The Hollow Echoes of International Law
International humanitarian law is unequivocal: parties to a conflict must allow and facilitate rapid and unimpeded passage of humanitarian relief for civilians in need. It is not an act of charity subject to a state’s whims; it is a legal obligation. Israel’s restrictions, from the comprehensive siege to the bureaucratic strangulation of NGOs, represent a clear violation of these tenets. The United Nations human rights chief’s description of the NGO ban as “outrageous” is a diplomatic understatement; it is a breach of the rule-based order the world claims to uphold.
The muted response from powerful nations reveals a devastating hypocrisy. While countries like the UK, Canada, and France issue joint statements of concern, their political and military alliances with Israel often remain untouched. This creates a permissive environment where violations can continue with impunity. It signals that the lives of Gazans are somehow less valuable, their suffering less urgent, their rights under international law less enforceable.
The Political Calculus: Stalling While Suffering Deepens
The political landscape surrounding Gaza is a study in bad faith. Within Israel, Prime Minister Benjamin Netanyahu appears to use humanitarian pressure as a lever, stalling the peace process while maintaining a suffocating grip on the territory. The NGO ban serves a domestic political narrative of “security,” despite a glaring absence of public evidence for widespread Hamas infiltration of these organizations.
On the international stage, the dynamics are equally grim. The editorial notes the frustration in Washington, but also the alarming ambivalence of a Trump administration. The warning of “hell to pay” for Hamas is paired with a visible relaxation about Israel’s refusal to withdraw from occupied Gaza. This creates a paradox where disarmament is demanded of one party while territorial conquest is tacitly accepted for the other, gutting any peace plan of its legitimacy and balance. It reduces a complex, decades-long political conflict to a one-sided security ultimatum, with civilians bearing the cost.
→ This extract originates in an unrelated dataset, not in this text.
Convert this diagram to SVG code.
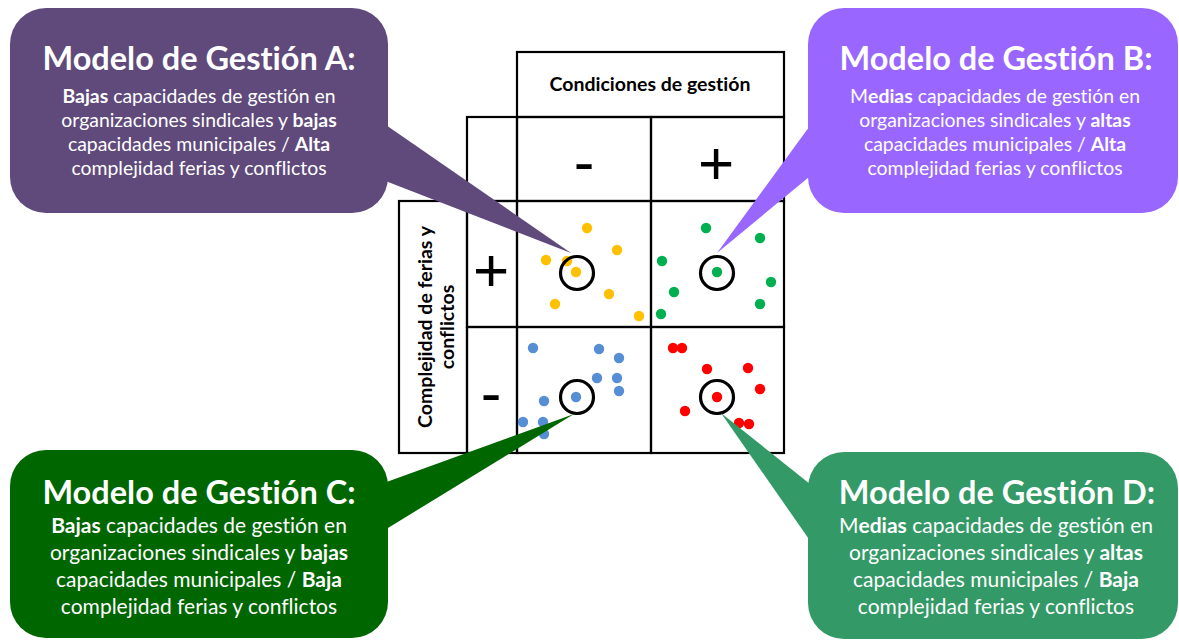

A Test for the Global Conscience
Gaza’s winter is more than a seasonal hardship; it is a crucible. It tests:
- The Integrity of Humanitarian Action: Can aid organizations uphold their principles under intense political pressure, or will the space for impartial life-saving work be eradicated entirely?
- The Courage of Allied Nations: Will Israel’s allies move beyond statements to concrete consequences for violations of international law, using their considerable leverage to demand access and protection?
- The Power of the Public Gaze: In an age of shortened news cycles, can global attention remain fixed on this grinding, chronic crisis, recognizing that the absence of headlines does not mean the absence of suffering?
The greatest threat to Gaza is not the rain or the cold. It is the chilling indifference—the bureaucratic violence, the political cynicism, the global distraction. As the editorial powerfully concludes, “It is not bad weather but bad faith that is the greatest threat.”
To look away now is to become complicit in a strategy of exhaustion, where a population is worn down not just by war, but by the calculated denial of the means to rebuild, to warm, to heal. The response must be a unified, unwavering demand: for the immediate and unconditional restoration of humanitarian access, for the protection of aid workers, and for a political solution that recognizes that Palestinian safety and Israeli security are not opposites, but inextricably linked. The lives hanging in the balance in Gaza’s tents are the measure of our common humanity. We are all being tested.